Reproduce the listing below from the line with "Write the React, TypeScript" to the line with "const zTicks = [0, -5, -10, -15, -20, -25, -30, -35];", both lines included, character for character, minus any pictures.
--- Begin ---
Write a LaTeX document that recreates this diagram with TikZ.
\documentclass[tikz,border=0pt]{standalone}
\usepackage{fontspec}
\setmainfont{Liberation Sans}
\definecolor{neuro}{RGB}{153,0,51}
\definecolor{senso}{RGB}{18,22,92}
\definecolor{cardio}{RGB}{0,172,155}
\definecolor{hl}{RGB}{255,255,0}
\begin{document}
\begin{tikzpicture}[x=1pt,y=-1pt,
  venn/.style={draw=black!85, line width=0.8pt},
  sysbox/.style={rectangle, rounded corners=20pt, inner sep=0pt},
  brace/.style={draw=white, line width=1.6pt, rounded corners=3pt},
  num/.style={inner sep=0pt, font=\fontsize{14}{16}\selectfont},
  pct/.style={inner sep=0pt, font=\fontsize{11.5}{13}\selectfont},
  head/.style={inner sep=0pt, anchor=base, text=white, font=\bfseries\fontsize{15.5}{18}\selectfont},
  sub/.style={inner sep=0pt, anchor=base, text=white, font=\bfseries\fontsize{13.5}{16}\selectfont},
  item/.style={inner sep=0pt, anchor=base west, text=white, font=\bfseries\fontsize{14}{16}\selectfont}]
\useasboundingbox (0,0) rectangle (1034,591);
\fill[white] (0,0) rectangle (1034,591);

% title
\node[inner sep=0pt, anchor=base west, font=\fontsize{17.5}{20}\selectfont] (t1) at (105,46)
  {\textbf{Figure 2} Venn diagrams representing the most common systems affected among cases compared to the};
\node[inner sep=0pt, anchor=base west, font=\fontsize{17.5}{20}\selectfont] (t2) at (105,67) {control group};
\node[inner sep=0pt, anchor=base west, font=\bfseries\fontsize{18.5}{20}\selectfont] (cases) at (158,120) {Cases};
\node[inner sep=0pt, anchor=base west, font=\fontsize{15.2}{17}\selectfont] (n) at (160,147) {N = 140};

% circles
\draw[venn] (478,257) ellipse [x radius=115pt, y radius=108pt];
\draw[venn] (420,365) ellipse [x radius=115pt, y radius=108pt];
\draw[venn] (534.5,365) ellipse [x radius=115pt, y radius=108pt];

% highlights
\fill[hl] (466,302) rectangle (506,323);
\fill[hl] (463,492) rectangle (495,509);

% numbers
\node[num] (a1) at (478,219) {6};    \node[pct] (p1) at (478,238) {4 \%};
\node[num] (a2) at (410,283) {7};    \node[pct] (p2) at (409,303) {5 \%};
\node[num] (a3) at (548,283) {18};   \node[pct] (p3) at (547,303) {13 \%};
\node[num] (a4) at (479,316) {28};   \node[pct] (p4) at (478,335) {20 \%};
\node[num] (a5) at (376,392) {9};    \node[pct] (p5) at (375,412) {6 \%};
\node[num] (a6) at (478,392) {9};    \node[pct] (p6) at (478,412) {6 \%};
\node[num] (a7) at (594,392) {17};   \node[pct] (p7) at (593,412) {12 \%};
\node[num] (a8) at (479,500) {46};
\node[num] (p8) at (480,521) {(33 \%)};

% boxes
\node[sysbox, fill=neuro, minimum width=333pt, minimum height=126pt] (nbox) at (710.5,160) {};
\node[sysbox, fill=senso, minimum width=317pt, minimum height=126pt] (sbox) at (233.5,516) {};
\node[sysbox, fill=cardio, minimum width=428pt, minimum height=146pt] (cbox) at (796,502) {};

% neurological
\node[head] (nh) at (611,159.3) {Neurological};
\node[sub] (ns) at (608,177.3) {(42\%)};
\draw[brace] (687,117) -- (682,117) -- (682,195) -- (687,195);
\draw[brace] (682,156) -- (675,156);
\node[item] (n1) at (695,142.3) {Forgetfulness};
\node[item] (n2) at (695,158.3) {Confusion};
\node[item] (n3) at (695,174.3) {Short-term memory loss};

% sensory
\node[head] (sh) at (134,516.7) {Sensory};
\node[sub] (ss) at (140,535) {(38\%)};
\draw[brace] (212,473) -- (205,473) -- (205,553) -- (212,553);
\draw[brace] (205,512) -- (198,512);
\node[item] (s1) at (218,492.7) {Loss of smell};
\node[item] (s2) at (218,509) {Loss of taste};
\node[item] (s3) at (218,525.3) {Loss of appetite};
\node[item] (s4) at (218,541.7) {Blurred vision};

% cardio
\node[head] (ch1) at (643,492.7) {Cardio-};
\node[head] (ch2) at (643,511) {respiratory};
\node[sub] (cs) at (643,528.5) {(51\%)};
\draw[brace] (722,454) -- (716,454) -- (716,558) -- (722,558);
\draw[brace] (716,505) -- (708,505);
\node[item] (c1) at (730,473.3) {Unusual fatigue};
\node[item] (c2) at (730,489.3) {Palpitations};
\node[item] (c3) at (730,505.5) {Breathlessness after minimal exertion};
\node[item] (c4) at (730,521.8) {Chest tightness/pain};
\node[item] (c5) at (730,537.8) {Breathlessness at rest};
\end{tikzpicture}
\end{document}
--- End ---
--- Begin ---
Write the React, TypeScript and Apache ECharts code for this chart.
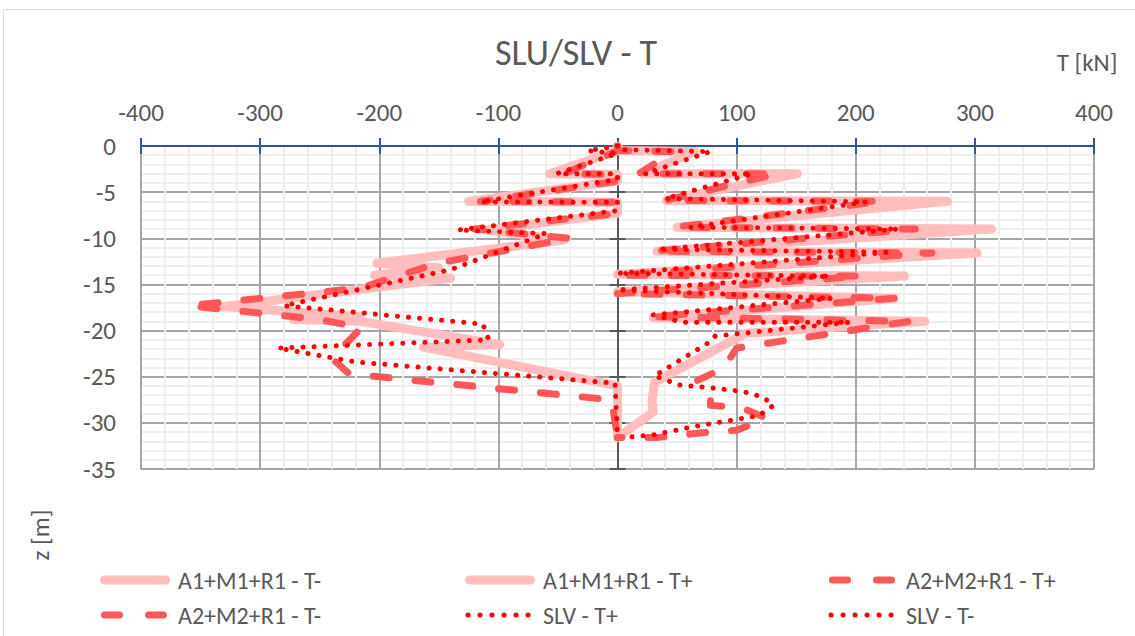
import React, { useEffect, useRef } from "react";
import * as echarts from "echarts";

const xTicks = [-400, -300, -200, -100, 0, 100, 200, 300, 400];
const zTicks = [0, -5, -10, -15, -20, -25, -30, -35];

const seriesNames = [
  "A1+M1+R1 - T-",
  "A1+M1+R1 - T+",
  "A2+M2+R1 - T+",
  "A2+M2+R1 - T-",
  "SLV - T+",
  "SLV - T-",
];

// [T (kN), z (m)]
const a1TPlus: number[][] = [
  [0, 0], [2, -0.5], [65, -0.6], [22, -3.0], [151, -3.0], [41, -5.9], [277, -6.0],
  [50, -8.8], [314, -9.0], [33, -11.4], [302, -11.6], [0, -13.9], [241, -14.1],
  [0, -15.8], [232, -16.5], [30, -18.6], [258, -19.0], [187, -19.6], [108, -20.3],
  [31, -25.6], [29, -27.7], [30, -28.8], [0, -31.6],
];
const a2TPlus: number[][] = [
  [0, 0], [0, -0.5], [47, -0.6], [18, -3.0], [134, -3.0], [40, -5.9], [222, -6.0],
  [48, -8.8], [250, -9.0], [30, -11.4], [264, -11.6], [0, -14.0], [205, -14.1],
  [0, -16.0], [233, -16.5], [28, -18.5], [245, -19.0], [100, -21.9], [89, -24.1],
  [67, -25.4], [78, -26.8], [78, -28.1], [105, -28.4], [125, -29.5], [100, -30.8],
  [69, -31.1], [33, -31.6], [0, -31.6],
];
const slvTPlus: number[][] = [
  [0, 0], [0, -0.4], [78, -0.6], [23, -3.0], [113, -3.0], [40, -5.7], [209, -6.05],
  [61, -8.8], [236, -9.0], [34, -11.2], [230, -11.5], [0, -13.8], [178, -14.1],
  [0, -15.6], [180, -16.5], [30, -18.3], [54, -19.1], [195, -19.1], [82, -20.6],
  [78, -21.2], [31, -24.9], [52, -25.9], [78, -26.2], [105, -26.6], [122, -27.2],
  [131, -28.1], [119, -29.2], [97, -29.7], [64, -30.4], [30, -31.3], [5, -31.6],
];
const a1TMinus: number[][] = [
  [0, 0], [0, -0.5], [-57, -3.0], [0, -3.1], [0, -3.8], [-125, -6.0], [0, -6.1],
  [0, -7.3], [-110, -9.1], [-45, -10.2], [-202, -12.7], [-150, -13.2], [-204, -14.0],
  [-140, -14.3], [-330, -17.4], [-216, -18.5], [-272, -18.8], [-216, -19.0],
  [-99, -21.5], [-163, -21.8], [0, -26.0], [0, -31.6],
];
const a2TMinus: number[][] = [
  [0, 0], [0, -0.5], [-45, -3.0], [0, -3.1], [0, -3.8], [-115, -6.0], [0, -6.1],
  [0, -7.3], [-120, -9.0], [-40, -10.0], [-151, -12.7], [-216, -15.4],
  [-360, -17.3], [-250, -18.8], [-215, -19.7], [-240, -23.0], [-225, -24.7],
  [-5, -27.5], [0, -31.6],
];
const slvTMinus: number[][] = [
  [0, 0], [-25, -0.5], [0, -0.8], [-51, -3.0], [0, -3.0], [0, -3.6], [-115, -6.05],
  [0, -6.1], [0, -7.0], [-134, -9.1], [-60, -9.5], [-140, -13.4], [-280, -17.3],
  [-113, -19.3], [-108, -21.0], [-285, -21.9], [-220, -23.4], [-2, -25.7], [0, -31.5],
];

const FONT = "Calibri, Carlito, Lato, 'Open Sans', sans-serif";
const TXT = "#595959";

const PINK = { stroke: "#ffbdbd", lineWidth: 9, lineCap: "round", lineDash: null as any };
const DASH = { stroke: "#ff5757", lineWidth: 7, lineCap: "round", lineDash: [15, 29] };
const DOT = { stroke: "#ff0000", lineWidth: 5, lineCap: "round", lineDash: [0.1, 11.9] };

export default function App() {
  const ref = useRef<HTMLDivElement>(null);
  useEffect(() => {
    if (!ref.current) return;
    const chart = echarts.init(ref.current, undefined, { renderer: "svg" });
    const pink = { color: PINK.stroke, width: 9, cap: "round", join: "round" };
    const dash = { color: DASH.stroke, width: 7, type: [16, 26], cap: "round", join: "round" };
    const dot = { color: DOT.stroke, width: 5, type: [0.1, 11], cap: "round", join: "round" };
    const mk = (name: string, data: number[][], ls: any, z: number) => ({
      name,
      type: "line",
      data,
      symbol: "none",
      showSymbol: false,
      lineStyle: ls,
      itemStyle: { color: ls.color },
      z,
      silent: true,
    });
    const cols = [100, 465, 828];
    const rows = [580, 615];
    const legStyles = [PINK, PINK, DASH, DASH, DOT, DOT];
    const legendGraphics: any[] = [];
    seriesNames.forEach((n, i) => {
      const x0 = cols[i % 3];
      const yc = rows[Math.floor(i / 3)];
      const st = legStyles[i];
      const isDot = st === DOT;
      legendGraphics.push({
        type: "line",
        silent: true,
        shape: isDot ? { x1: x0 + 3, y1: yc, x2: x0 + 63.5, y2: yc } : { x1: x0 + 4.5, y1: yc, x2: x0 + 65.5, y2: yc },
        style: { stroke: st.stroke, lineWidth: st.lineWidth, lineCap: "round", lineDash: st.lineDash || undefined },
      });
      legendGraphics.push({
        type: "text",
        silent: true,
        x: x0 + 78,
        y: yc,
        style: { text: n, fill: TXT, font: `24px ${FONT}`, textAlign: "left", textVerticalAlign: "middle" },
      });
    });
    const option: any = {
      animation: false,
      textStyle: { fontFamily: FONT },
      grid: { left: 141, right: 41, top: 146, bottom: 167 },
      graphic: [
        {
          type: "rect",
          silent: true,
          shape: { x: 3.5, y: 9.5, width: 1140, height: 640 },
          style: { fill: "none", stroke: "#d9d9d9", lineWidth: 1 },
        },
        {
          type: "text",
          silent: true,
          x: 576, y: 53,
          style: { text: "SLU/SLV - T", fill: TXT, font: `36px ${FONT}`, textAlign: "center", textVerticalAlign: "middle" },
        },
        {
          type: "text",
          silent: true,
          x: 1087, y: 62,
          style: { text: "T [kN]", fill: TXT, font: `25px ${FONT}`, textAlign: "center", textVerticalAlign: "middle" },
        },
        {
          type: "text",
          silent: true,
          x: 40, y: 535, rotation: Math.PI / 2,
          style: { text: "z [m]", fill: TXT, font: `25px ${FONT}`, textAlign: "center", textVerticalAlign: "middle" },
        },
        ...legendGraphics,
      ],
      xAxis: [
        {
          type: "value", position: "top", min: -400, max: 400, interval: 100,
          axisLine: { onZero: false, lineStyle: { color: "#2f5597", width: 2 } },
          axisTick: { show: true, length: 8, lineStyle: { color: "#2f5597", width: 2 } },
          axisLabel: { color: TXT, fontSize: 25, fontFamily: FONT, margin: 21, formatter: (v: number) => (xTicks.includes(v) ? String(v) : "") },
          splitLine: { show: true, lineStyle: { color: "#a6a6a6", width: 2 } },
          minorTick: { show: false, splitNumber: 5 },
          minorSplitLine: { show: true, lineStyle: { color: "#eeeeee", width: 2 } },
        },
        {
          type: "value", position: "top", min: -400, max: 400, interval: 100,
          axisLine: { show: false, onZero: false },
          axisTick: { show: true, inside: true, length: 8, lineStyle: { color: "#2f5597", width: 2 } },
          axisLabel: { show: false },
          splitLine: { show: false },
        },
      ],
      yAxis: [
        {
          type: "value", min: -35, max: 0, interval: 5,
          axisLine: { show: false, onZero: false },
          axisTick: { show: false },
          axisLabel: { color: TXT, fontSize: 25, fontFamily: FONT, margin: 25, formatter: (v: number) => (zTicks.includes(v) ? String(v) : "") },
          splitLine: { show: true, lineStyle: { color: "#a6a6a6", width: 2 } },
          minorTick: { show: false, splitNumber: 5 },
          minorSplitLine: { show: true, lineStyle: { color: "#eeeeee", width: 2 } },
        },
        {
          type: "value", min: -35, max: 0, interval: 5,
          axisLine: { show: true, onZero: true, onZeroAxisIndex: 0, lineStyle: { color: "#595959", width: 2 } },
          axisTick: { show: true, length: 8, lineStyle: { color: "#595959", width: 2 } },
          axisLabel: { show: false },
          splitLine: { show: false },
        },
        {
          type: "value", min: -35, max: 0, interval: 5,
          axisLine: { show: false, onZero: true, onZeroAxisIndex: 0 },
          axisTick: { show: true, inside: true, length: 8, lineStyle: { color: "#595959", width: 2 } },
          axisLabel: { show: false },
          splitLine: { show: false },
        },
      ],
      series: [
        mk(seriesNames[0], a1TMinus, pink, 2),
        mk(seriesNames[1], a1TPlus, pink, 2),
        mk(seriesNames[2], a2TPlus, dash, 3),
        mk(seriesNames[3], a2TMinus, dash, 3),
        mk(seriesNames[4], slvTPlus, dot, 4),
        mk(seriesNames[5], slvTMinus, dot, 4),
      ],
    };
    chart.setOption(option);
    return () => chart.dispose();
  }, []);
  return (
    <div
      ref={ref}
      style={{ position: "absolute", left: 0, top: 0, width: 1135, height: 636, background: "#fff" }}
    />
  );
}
--- End ---
Exercise solution |
Write the React, TypeScript and Apache ECharts code for this chart.
import React, { useEffect, useRef } from "react";
import * as echarts from "echarts";

const xTicks = [-400, -300, -200, -100, 0, 100, 200, 300, 400];
const zTicks = [0, -5, -10, -15, -20, -25, -30, -35];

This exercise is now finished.